St. Clare (1193/94-1253)
Lover of poverty. Clare was born in Assisi to an aristocratic family. At the age of eighteen, on hearing St. Francis of Assisi preach during Lent of that year, a desire was born in Clare to abandon everything to follow Christ her Lord. Come Palm Sunday, Clare fled in the middle of night to fulfill this desire. She came to St. Francis, who exchanged her fine and noble clothes for the poor garb that he and the friars wore, and cut her hair. Her father and uncles attempted to take Clare back, but she was resolved in her way of life.
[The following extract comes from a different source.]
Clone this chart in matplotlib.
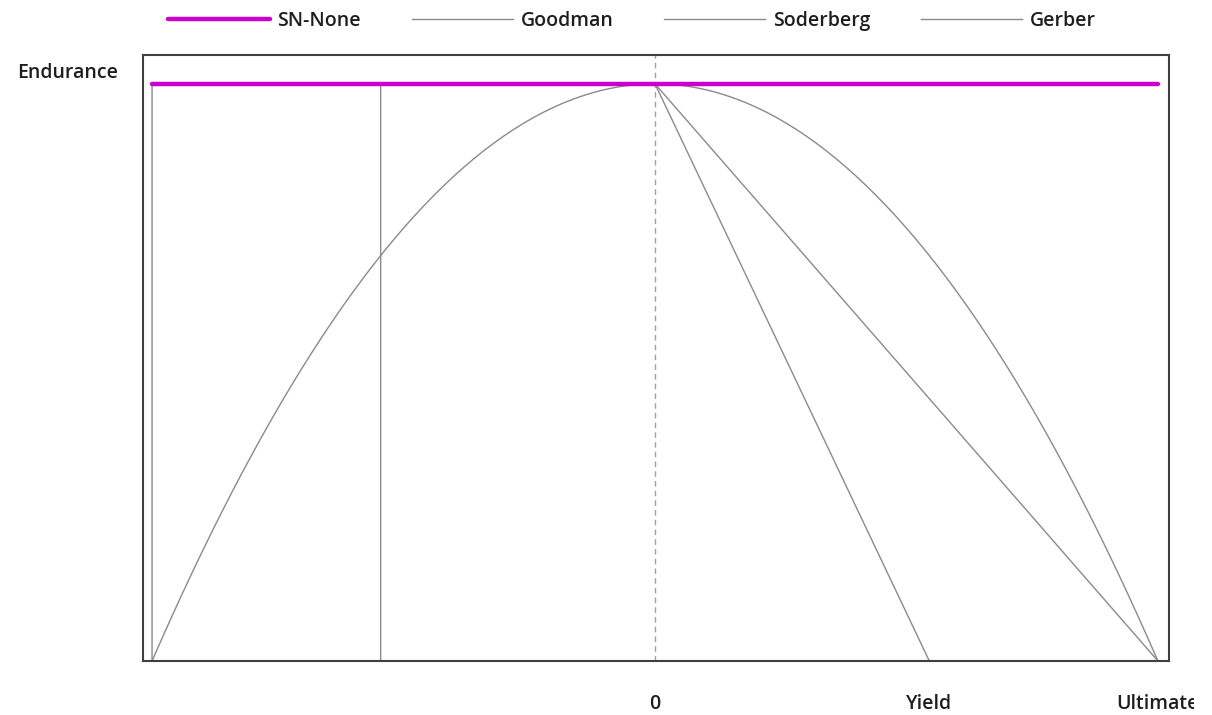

Initially she lived at the Benedictine convent, but in a couple of years enough people had followed her that they were given a place next to the church of San Damiano, with Clare being named Abbess by St. Francis. She governed the Poor Clares, as they came to be called, for forty years until her death. They lived a life of radical mortification and poverty. At their founding, they went barefoot, slept on the ground, perpetually abstained from meat, and maintained perpetual silence (except when obliged to speak), though some of these practices came to be mitigated. However, Clare was insistent that they live a life of radical poverty, that they would own nothing either as individuals or as a community. Some considered this reckless, but Clare entrusted herself and her community to Divine Providence. After a life of humble service and prayer, and an illness of twenty-seven year or so, Clare peacefully commended her soul to God at the age of about sixty.
Prayer
O God, who in your mercy led Saint Clare to a love of poverty, grant, through her intercession, that, following Christ in poverty of spirit, we may merit to contemplate you one day in the heavenly Kingdom.